Big Silver Creek hydroelectric facility
The project has received its land tenure and its water licence from the provincial government. The remaining permits are in the process of being obtained. The Corporation continues to optimize the design of the project and to discuss pricing and cost-saving options with civil works contractors, turbine and generator suppliers and transmission line contractors. Construction on this 40.6 MW facility is planned to start in 2013 and the project is expected to reach commercial operation in 2016.
Mesgi'g Ugju's'n ("MU") wind farm
On May 10, 2013, as part of an announcement for the procurement of 800 MW of new wind energy, the Quebec government allocated 150 MW for a new wind energy project to the Mi'gmaq communities of Quebec, with whom Innergex has a partnership. The partners will share in the distributions from the project in varying proportions, based in part on their initial equity investment. Initially, the Corporation expects to fund a majority of the equity investment required for this project; as a result, it expects to receive approximately 75% of the project's cash flows during the first year. However, during the first 15 years, the Corporation's partner will have the right to gradually increase its equity investment in the project up to 65% (by purchasing portions of the Corporation's equity at a price based on the present value of future cash flows using a predetermined rate of return) and therefore receive a higher proportion of cash flows. In any event, starting in the 16th year, the Corporation will receive no less than 35% and no more than 40% of the project's annual cash flows for the remaining life of the project. Currently, the partners are in the process of negotiating the terms of a long-term power purchase agreement with Hydro-Québec Distribution. They expect to sign this PPA shortly. The environmental assessment for the project has already been completed and has been submitted to the Ministry of Sustainable Development, Environment, Wildlife and Parks. The partners expect to start construction on this project in 2015. The timing for the beginning of commercial operation is expected to be in 2016 or 2017.

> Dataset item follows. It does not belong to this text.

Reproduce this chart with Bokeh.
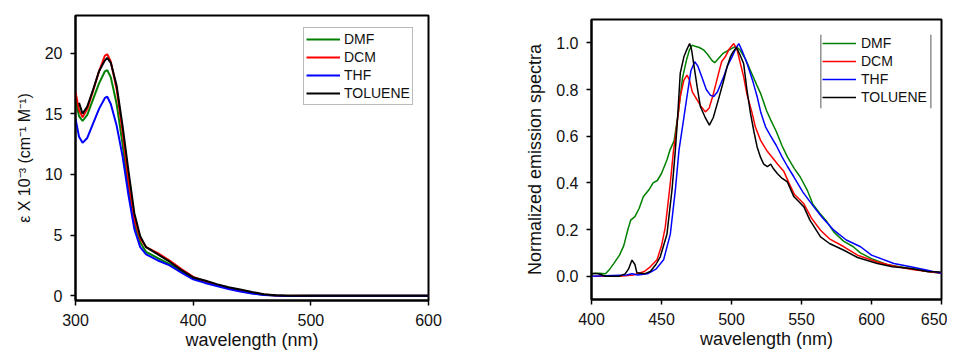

Closing of the Magpie hydroelectric facility acquisition
On July 25, 2013 the Corporation completed the previously announced acquisition of the Magpie facility located in Quebec from the Hydromega Group of Companies. Magpie is a 40.6 MW run-of-river hydroelectric facility located on Crown lands in the Minganie Regional County Municipality in Northeastern Quebec. This facility began commercial operations in 2007 and all of the electricity it produces is sold to Hydro-Québec under a 25-year fixed-price power purchase agreement, which provides for an annual increase to the selling price of 1%. Magpie has an average annual production of approximately 185,000 MWh and is expected to generate annualized revenues of approximately $10.6 million in 2013 (including payments received under the ecoENERGY program) and Adjusted EBITDA of approximately $8.2 million. The Corporation has paid the final purchase price of $28.6 million in cash and assumes project-level debt totalling $55.4 million, which includes $50.4 million in non-recourse financing with a blended fixed interest rate of 6.35%.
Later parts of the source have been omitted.